GOAL OF THE EXERCISE:
Reproduce all the lines below exactly and omit the images.

DATA EXCERPT:
========

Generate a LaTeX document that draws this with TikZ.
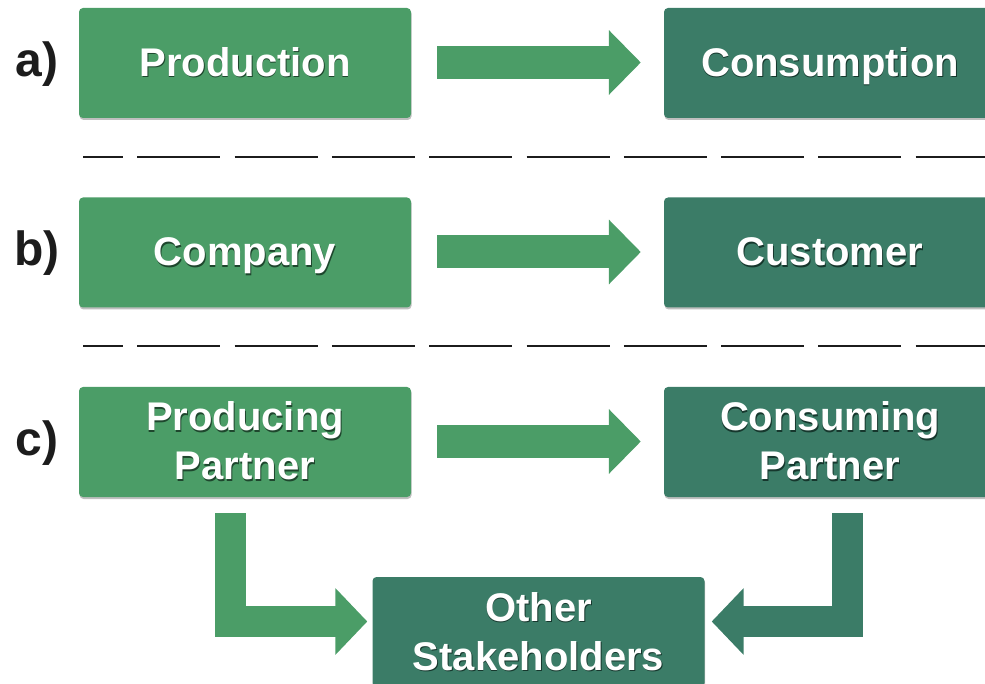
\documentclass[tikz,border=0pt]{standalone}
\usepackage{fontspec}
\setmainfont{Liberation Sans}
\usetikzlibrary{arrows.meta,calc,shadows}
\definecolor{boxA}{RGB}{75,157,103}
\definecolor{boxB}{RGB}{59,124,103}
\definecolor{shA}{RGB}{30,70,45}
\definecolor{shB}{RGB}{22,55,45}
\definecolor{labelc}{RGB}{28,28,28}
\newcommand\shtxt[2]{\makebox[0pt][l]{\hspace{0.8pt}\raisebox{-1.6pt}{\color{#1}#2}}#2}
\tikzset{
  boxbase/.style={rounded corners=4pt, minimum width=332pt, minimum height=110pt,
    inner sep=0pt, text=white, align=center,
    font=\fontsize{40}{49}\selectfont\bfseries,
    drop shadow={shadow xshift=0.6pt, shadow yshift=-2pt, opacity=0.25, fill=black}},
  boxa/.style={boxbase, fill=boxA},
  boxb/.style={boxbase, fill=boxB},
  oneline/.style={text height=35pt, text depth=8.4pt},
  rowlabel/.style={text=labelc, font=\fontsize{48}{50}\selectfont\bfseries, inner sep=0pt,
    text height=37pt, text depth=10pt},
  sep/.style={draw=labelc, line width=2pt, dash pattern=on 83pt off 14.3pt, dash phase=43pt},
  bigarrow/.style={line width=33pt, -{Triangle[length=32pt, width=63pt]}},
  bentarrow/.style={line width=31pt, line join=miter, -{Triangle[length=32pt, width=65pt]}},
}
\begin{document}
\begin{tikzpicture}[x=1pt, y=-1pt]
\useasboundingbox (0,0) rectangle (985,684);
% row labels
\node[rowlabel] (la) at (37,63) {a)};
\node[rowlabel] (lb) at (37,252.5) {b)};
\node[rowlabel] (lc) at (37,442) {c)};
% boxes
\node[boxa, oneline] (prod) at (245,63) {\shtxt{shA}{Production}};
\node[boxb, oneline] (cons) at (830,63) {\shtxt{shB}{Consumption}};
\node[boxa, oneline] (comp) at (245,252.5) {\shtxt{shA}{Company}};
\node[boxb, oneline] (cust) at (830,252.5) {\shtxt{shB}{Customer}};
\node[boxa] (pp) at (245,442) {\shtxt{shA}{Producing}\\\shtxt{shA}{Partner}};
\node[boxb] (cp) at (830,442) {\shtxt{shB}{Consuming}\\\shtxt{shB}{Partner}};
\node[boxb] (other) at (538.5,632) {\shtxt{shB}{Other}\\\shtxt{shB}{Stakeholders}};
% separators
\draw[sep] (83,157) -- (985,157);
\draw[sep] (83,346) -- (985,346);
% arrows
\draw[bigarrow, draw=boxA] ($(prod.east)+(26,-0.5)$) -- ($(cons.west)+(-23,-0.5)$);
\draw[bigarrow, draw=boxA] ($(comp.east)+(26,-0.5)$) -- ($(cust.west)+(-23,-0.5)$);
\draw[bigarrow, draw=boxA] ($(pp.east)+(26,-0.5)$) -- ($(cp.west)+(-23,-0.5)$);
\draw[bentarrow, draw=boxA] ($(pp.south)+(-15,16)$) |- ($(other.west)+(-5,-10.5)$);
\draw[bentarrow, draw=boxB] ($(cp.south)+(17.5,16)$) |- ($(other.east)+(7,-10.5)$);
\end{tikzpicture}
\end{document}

========

WORKED SOLUTION:
Generate a LaTeX document that draws this with TikZ.
\documentclass[tikz,border=0pt]{standalone}
\usepackage{fontspec}
\setmainfont{Liberation Sans}
\usetikzlibrary{arrows.meta,calc,shadows}
\definecolor{boxA}{RGB}{75,157,103}
\definecolor{boxB}{RGB}{59,124,103}
\definecolor{shA}{RGB}{30,70,45}
\definecolor{shB}{RGB}{22,55,45}
\definecolor{labelc}{RGB}{28,28,28}
\newcommand\shtxt[2]{\makebox[0pt][l]{\hspace{0.8pt}\raisebox{-1.6pt}{\color{#1}#2}}#2}
\tikzset{
  boxbase/.style={rounded corners=4pt, minimum width=332pt, minimum height=110pt,
    inner sep=0pt, text=white, align=center,
    font=\fontsize{40}{49}\selectfont\bfseries,
    drop shadow={shadow xshift=0.6pt, shadow yshift=-2pt, opacity=0.25, fill=black}},
  boxa/.style={boxbase, fill=boxA},
  boxb/.style={boxbase, fill=boxB},
  oneline/.style={text height=35pt, text depth=8.4pt},
  rowlabel/.style={text=labelc, font=\fontsize{48}{50}\selectfont\bfseries, inner sep=0pt,
    text height=37pt, text depth=10pt},
  sep/.style={draw=labelc, line width=2pt, dash pattern=on 83pt off 14.3pt, dash phase=43pt},
  bigarrow/.style={line width=33pt, -{Triangle[length=32pt, width=63pt]}},
  bentarrow/.style={line width=31pt, line join=miter, -{Triangle[length=32pt, width=65pt]}},
}
\begin{document}
\begin{tikzpicture}[x=1pt, y=-1pt]
\useasboundingbox (0,0) rectangle (985,684);
% row labels
\node[rowlabel] (la) at (37,63) {a)};
\node[rowlabel] (lb) at (37,252.5) {b)};
\node[rowlabel] (lc) at (37,442) {c)};
% boxes
\node[boxa, oneline] (prod) at (245,63) {\shtxt{shA}{Production}};
\node[boxb, oneline] (cons) at (830,63) {\shtxt{shB}{Consumption}};
\node[boxa, oneline] (comp) at (245,252.5) {\shtxt{shA}{Company}};
\node[boxb, oneline] (cust) at (830,252.5) {\shtxt{shB}{Customer}};
\node[boxa] (pp) at (245,442) {\shtxt{shA}{Producing}\\\shtxt{shA}{Partner}};
\node[boxb] (cp) at (830,442) {\shtxt{shB}{Consuming}\\\shtxt{shB}{Partner}};
\node[boxb] (other) at (538.5,632) {\shtxt{shB}{Other}\\\shtxt{shB}{Stakeholders}};
% separators
\draw[sep] (83,157) -- (985,157);
\draw[sep] (83,346) -- (985,346);
% arrows
\draw[bigarrow, draw=boxA] ($(prod.east)+(26,-0.5)$) -- ($(cons.west)+(-23,-0.5)$);
\draw[bigarrow, draw=boxA] ($(comp.east)+(26,-0.5)$) -- ($(cust.west)+(-23,-0.5)$);
\draw[bigarrow, draw=boxA] ($(pp.east)+(26,-0.5)$) -- ($(cp.west)+(-23,-0.5)$);
\draw[bentarrow, draw=boxA] ($(pp.south)+(-15,16)$) |- ($(other.west)+(-5,-10.5)$);
\draw[bentarrow, draw=boxB] ($(cp.south)+(17.5,16)$) |- ($(other.east)+(7,-10.5)$);
\end{tikzpicture}
\end{document}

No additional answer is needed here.